A aucun moment donc, il n’est question de nomination directe. Par contre, le nouveau chef de l’Etat avait lui-même évoqué la possibilité de dissoudre l’ARP, en cas de mésententes répétées, sur le gouvernement et son chef. Cela est possible, si les propositions d’Ennahdha échouent à deux reprises, comme le stipule l’article 89, où le chef de l’Etat se charge lui-même de proposer un chef de gouvernement, choisi sur la base de sa compétence.

On se retrouverait alors face à une sorte de «plan C», qui pourrait faire peur à toutes les composantes actuelles de l’ARP. Il n’est pas en effet sûr que l’électeur tunisien donne de nouveau leurs chances aux partis qui avaient remporté les dernières législatives, et appliquera de nouveau la stratégie du dégagisme.

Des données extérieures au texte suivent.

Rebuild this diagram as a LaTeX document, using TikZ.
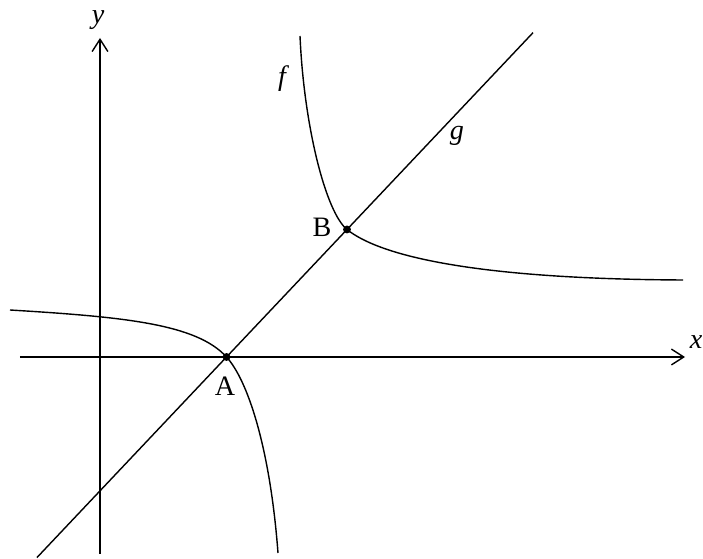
\documentclass[tikz,border=0pt]{standalone}
\usepackage{fontspec}
\setmainfont{Liberation Serif}
\usetikzlibrary{arrows.meta,calc}

\begin{document}
\begin{tikzpicture}[line width=0.8pt, every node/.style={font=\fontsize{16}{18}\selectfont},
  axis/.style={-{Straight Barb[length=7pt,width=9pt]}},
  lbl/.style={font=\fontsize{16}{18}\selectfont\itshape},
  pt/.style={circle, fill, inner sep=0pt, minimum size=4.5pt}]
\useasboundingbox (-2,-4.04) rectangle (12.06,7.14);
% axes
\coordinate (xl) at (-1.6,0);
\coordinate (xr) at (11.7,0);
\coordinate (yb) at (0,-3.94);
\coordinate (yt) at (0,6.38);
\draw[axis] (xl) -- (xr);
\draw[axis] (yb) -- (yt);
\node[lbl] (xlab) at (11.92,0.3) {x};
\node[lbl] (ylab) at (-0.04,6.74) {y};
% intersection points
\coordinate (A) at (2.53,0);
\coordinate (B) at (4.94,2.55);
% g
\coordinate (g1) at ($(A)!-1.573!(B)$);
\coordinate (g2) at ($(A)!2.544!(B)$);
\draw (g1) -- (g2);
\node[lbl] (glab) at (7.14,4.42) {g};
% f, two branches
\coordinate (f1) at (4.0,6.42);
\coordinate (f2) at (11.66,1.54);
\coordinate (f3) at (-1.8,0.94);
\coordinate (f4) at (3.56,-3.92);
\draw (f1) .. controls (4.08,4.6) and (4.52,2.89) .. (B)
           .. controls (5.6,2.02) and (7.5,1.56) .. (f2);
\draw (f3) .. controls (0.5,0.8) and (1.93,0.66) .. (A)
           .. controls (2.95,-0.46) and (3.4,-1.8) .. (f4);
\node[lbl] (flab) at (3.64,5.56) {f};
% points
\node[pt] (pA) at (A) {};
\node[pt] (pB) at (B) {};
\node (Alab) at (2.5,-0.58) {A};
\node (Blab) at (4.44,2.6) {B};
\end{tikzpicture}
\end{document}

Reste l’autre scénario. C’est celui d’une opposition qui ferait exprès de voter le gouvernement d’Ennahdha, sans y participer, pour mettre le parti islamiste en contact, direct et exclusif, avec le feu du pouvoir, qui ne peut que «détruire» Ennahdha, au vu des choix, économiques et financiers, cornéliens et que personne ne maîtrise et qui est, soit de continuer les réformes, socialement et économiquement douloureuses, soit d’opter pour une politique d’austérité, tout aussi dévastatrice.

–          En attendant, personne n’ose parler économie, et possible Shutdown

«En attendant Godot», personne parmi la classe politique, prochaine dirigeante ou dans l’ opposition, n’a à aucun moment parlé des défis, économiques et financiers, qu’il aura à gérer et que redoute tout le pays. Le budget 2020 et sa loi des finances, seront très probablement présentés, par un gouvernement sortant, devant une ARP sortante.

Le pays manque pourtant de fonds, rien que pour clôturer ce budget 2020. L’investissement dans le pays est en état d’attente. L’emploi aussi. Mais encore l’administration qui devra payer ses fournisseurs, et les entreprises impayées, pour payer les salaires de leurs employés. Et même le taux de change de la monnaie locale, qui bougera en fonction de l’orientation que prendra la crise politique et financière. Des sources généralement très bien informées, évoquent de plus en plus le risque d’un Shutdown à l’américaine et d’un possible manque d’argent pour payer les salaires des fonctionnaires et des retraités. De tout cela, personne ne parle et ne veut pour l’instant pas parler, laissant le pays comme un bateau, encore ivre de la réussite de ses élections que tous érigent comme un monument jamais conçu ailleurs dans le monde, mais à la dérive des querelles de la crise politique en cours.